Thanks! I'd forgotten the significance of today.
Picked up a newspaper this AM, but stopped when I saw the Chronicle's front page headline "Rather's roots anchor him in trying times," so I don't know if they remembered this day in history or not.
You're very welcomed. My pleasure. :^)Picked up a newspaper this AM, but stopped when I saw the Chronicle's front page headline "Rather's roots anchor him in trying times," so I don't know if they remembered this day in history or not.
Here is the story that The Dallas Morning News carried in the Southwest section:
Flag's battle never ends
Relic of the Alamo, long sought by Texas, turns up in Mexican museum
12:19 AM CST on Sunday, March 6, 2005
Remember the Alamo flag?
More than a decade ago, just as Texas officials stepped up efforts for Mexico to return the only remaining banner known to have flown at the Battle of the Alamo, the Mexicans said they'd lost it.
But recently, a reporter found the flag once more on display in Mexico's National History Museum, a faded scrap of silk hung in a glass case amid 19th-century rifles and portraits. The once-blue fabric is faded to dirty white. Its fringe is intact, an eagle still spread across the middle over the words "God & Liberty."
"It's well taken care of," said Nina Serratos, a museum official in Mexico City. "The museum restored it."
The banner of volunteer Alamo defenders from New Orleans, a cherished bit of sacred cloth in the secular religion of Texana, is no closer to coming home than when the Mexican army took it away 169 years ago.

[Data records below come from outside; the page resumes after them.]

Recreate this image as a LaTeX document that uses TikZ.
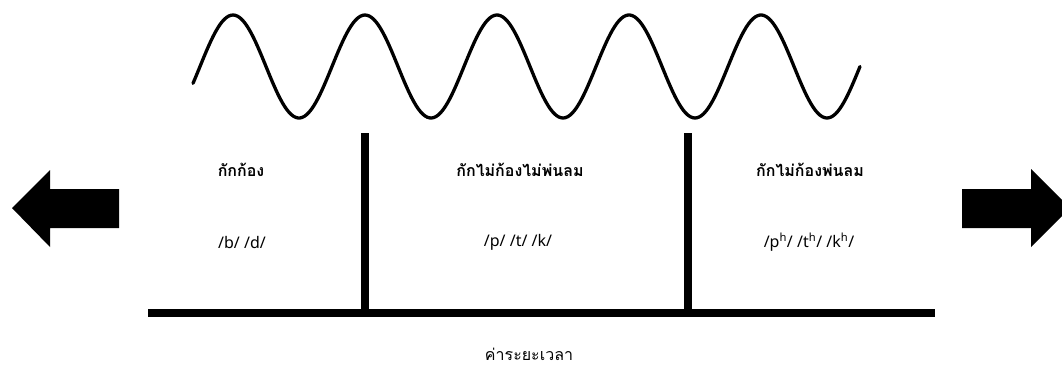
\documentclass[tikz,border=0pt]{standalone}
\usepackage{fontspec}
\setmainfont[Script=Thai]{Loma}
\newfontfamily\phonfont{Noto Sans}
\usetikzlibrary{positioning}

\begin{document}
\begin{tikzpicture}[x=1pt,y=-1pt,
  head/.style={font=\fontsize{16}{18}\selectfont\bfseries,inner sep=0pt},
  phon/.style={font=\fontsize{16}{18}\selectfont\phonfont,inner sep=0pt},
  axislabel/.style={font=\fontsize{16}{18}\selectfont,inner sep=0pt},
  bar/.style={line width=8pt,line cap=butt},
  wave/.style={line width=3.3pt,line cap=round,line join=round},
  bigarrow/.style={fill=black}]
  \useasboundingbox (0,0) rectangle (1062,367);
  \clip (0,0) rectangle (1062,367);
  % wave on top
  \draw[wave] plot[domain=193:860,samples=300]
    (\x,{66.5-51.5*sin((\x-233)/132*360+90)});
  % time axis and two cuts
  \coordinate (axl) at (148,313);
  \coordinate (axr) at (935,313);
  \coordinate (cuta) at (365,133);
  \coordinate (cutb) at (688,133);
  \draw[bar] (axl) -- (axr);
  \draw[bar] (cuta) -- (cuta |- axl);
  \draw[bar] (cutb) -- (cutb |- axl);
  % the three zones
  \node[head] (voiced)  at (241,170) {กักก้อง};
  \node[phon] (voicedp) at (242,242) {/b/ /d/};
  \node[head] (plain)   at (520,170) {กักไม่ก้องไม่พ่นลม};
  \node[phon] (plainp)  at (518,242) {/p/ /t/ /k/};
  \node[head] (asp)     at (810,170) {กักไม่ก้องพ่นลม};
  \node[phon] (aspp)    at (809,242) {/p\textsuperscript{h}/ /t\textsuperscript{h}/ /k\textsuperscript{h}/};
  \node[axislabel] (vot) at (529,354) {ค่าระยะเวลา};
  % arrows at both ends
  \fill[bigarrow] (12,208) -- (50,170) -- (50,189) -- (119,189)
    -- (119,228) -- (50,228) -- (50,247) -- cycle;
  \fill[bigarrow] (1070,208) -- (1031,169) -- (1031,189) -- (962,189)
    -- (962,228) -- (1031,228) -- (1031,247) -- cycle;
\end{tikzpicture}
\end{document}
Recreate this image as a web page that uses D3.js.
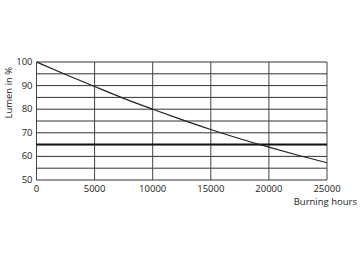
<!DOCTYPE html>
<html>
<head>
<meta charset="utf-8">
<script src="https://cdn.jsdelivr.net/npm/d3@7"></script>
<style>
  body { margin: 0; background: #fff; }
  text { font-family: "Open Sans", "DejaVu Sans", sans-serif; fill: #222; }
</style>
</head>
<body>
<svg id="chart"></svg>
<script>
// burning hours vs lumen maintenance
const hours = [0, 2500, 5000, 7500, 10000, 12500, 15000, 17500, 20000, 22500, 25000];
const lumen = [100, 94.7, 89.6, 84.6, 80, 75.6, 71.4, 67.5, 63.9, 60.5, 57.3];
const xTicks = [0, 5000, 10000, 15000, 20000, 25000];
const yTicks = [50, 60, 70, 80, 90, 100];
const yGrid = [55, 60, 65, 70, 75, 80, 85, 90, 95, 100];
const limit = 65;

const width = 360, height = 262;
const margin = { top: 62, right: 33, bottom: 82, left: 36.5 };

const svg = d3.select("#chart")
    .attr("width", width)
    .attr("height", height);

const x = d3.scaleLinear()
    .domain([0, 25000])
    .range([margin.left, width - margin.right]);

const y = d3.scaleLinear()
    .domain([50, 100])
    .range([height - margin.bottom + 0.5 - 0.5, margin.top]);

const grid = svg.append("g");

// horizontal grid lines
grid.selectAll("line.h")
    .data(yGrid)
    .join("line")
    .attr("class", "h")
    .attr("x1", x(0))
    .attr("x2", x(25000))
    .attr("y1", d => y(d))
    .attr("y2", d => y(d))
    .attr("stroke", "#333")
    .attr("stroke-width", 1);

// vertical grid lines
grid.selectAll("line.v")
    .data(xTicks)
    .join("line")
    .attr("class", "v")
    .attr("x1", d => x(d))
    .attr("x2", d => x(d))
    .attr("y1", y(50))
    .attr("y2", y(100))
    .attr("stroke", "#444")
    .attr("stroke-width", 1);

// bottom axis line
grid.append("line")
    .attr("x1", x(0)).attr("x2", x(25000))
    .attr("y1", y(50)).attr("y2", y(50))
    .attr("stroke", "#333");

// 65% threshold
svg.append("line")
    .attr("x1", x(0)).attr("x2", x(25000))
    .attr("y1", y(limit)).attr("y2", y(limit))
    .attr("stroke", "#111")
    .attr("stroke-width", 2);

// lumen curve
const line = d3.line()
    .x((d, i) => x(hours[i]))
    .y(d => y(d))
    .curve(d3.curveMonotoneX);

svg.append("path")
    .datum(lumen)
    .attr("d", line)
    .attr("fill", "none")
    .attr("stroke", "#222")
    .attr("stroke-width", 1.2);

// tick labels
svg.append("g").selectAll("text")
    .data(xTicks)
    .join("text")
    .attr("x", d => x(d))
    .attr("y", y(50) + 12)
    .attr("text-anchor", "middle")
    .style("font-size", "9.5px")
    .text(d => d);

svg.append("g").selectAll("text")
    .data(yTicks)
    .join("text")
    .attr("x", x(0) - 4)
    .attr("y", d => y(d) + 3)
    .attr("text-anchor", "end")
    .style("font-size", "9.5px")
    .text(d => d);

svg.append("text")
    .attr("transform", `translate(12, ${y(87)}) rotate(-90)`)
    .attr("text-anchor", "middle")
    .style("font-size", "9.5px")
    .text("Lumen in %");

svg.append("text")
    .attr("x", 357)
    .attr("y", y(50) + 25)
    .attr("text-anchor", "end")
    .style("font-size", "9.5px")
    .text("Burning hours");
</script>
</body>
</html>
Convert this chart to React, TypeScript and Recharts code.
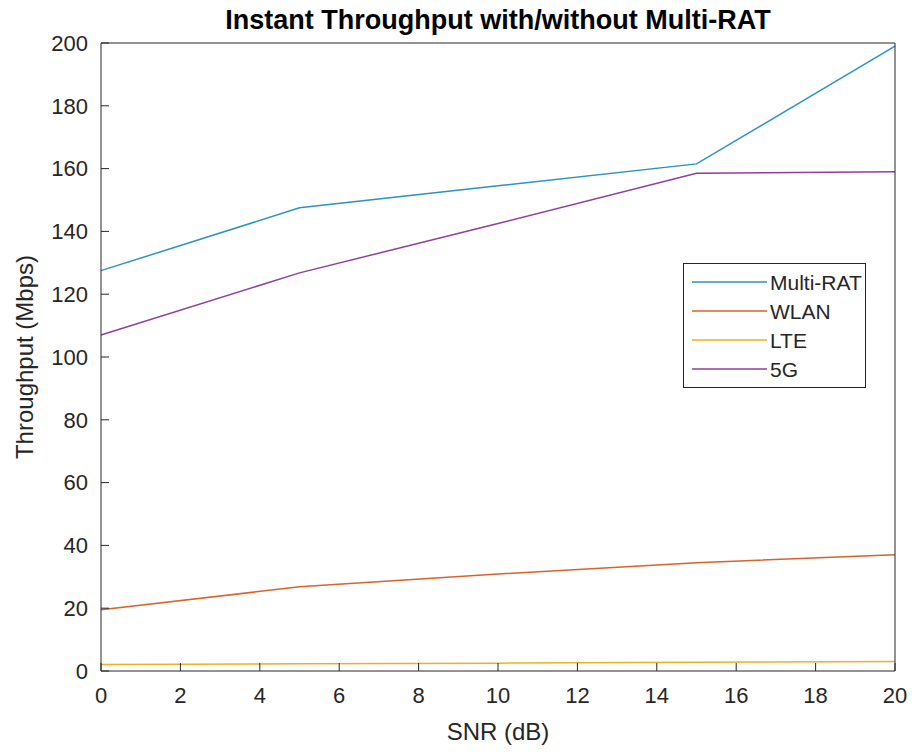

But spokesmen for Texas Gov. Rick Perry and Mexican President Vicente Fox, in answer to questions from The Dallas Morning News, indicated the door might be open to a deal that would return the Alamo flag to Texas.
"The governor has discussions with Mexican officials all the time," said Perry spokesman Robert Black. "I'm sure that at the appropriate time the governor will broach this.
"It's certainly something that Governor Perry would like to see back in the Texas archives."
Said Agustín Gutiérrez Canet, a spokesman for Mr. Fox: "If the United States has some Mexican flags, perhaps there could be an exchange. But that's a hypothetical idea."
As it happens, reciprocity is not so hypothetical a notion. Texas' archives has the battle flags from Mexico's Toluca, Guerrero and Matamoros battalions, captured in the decisive Battle of San Jacinto.